I keep on working with Pipelines, stuff didn't improve since last time. I'm still using the free version of GAE and scraping.
I've come to a spot were I've refactored my code a lot during the last 9 days.
The flow is quite straight forward, open a page, scrape the information and follow links, were I'll have additional fields to extract.
The problem relies on how I handle the connection to the server, I can't move out of Soup, it isn't nice to fetch fields using node.parent.parent.parent, but that's the best I can do with Soup.
I'm seriously pondering about using Yql, but I can't get the real stats on how many records there are on the page I'm scraping.
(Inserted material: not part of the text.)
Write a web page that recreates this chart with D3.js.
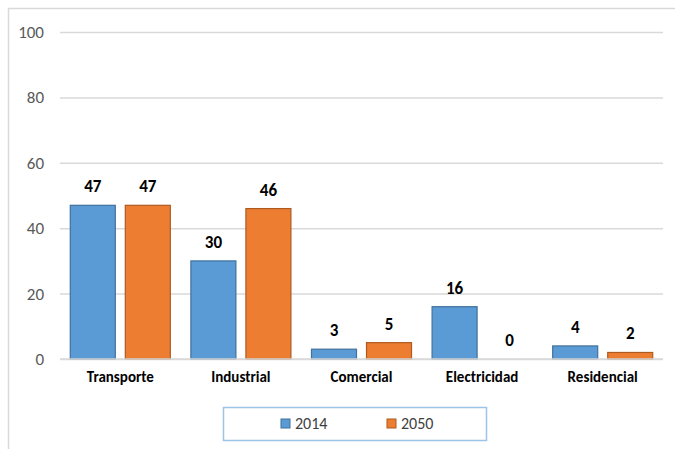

One of the pages has 1600 rows that i need to extract. I still can't find the proper approach to handle this scraping, even creating the objects is difficult. It's hard to design objects with pipelines, there's no easy way to measure how effective they should be. There are more constraints if i try to think on adding a lot of parallel jobs, from simple things as data write ops going higher due to the fact of having more pipelines, and also, the amount of data to extract in this page is quite brutal.
Each record may have about 56 to 41 write ops, that just allows me to run around 5 executions before my quota runs out.
I can't index the entity, since so far, all my attempts failed in production.
The flow goes like this
- Open the page
- Post with a particular field (5 times)
- [yield] and process HTML
- For each n records, follow the links and
- [yield] and extract
N records is an int between 6 being the lowest I've seen and 1600
Each followed link is a yield operation also, which uses Soup inside to fetch more data.
Here's the ouput, more or less we have this
Posts Generate n childs per link Scraped records 1 20 100% 5 Unlimited 0
If I search only 1 record, and on that page that may have between 6 and 1600 records and follow only 20 childs, the 20 yielded childs work fine. The pattern I'm forced to use with soup is
soup = BeautifulSoup(fugly_html, from_encoding='ascii') soup.find(text=re.compile('something'))
You may ponder yourself, why are you using a regex and a search like that ?. Well, the page is a mess, and stuff on the page may be dynamic, I honestly can't assure that stuff is going to be were I'm expecting it. That particular line of code works 100% only if i'm under those conditions. The next row of that table explains how it goes, if I post 5 times, and generate 5 childs, and those childs generate an unlimited amount of connections, basically the re.compile fails. I tried upping the memory of the instance, opening the links before yielding the page, but the other thing that is playing against me, is that, each of the links is also a different record, I can't cache that page and process it multiple times. I'm seriously pondering about Yql, but I don't know if this has a workaround. I also have the 10 minute deadline for each pipeline child, and also, each generated child consumes at least 1 write op in my database, which basically plays against my quota...
I may have to rely on Tasks, particularly Push.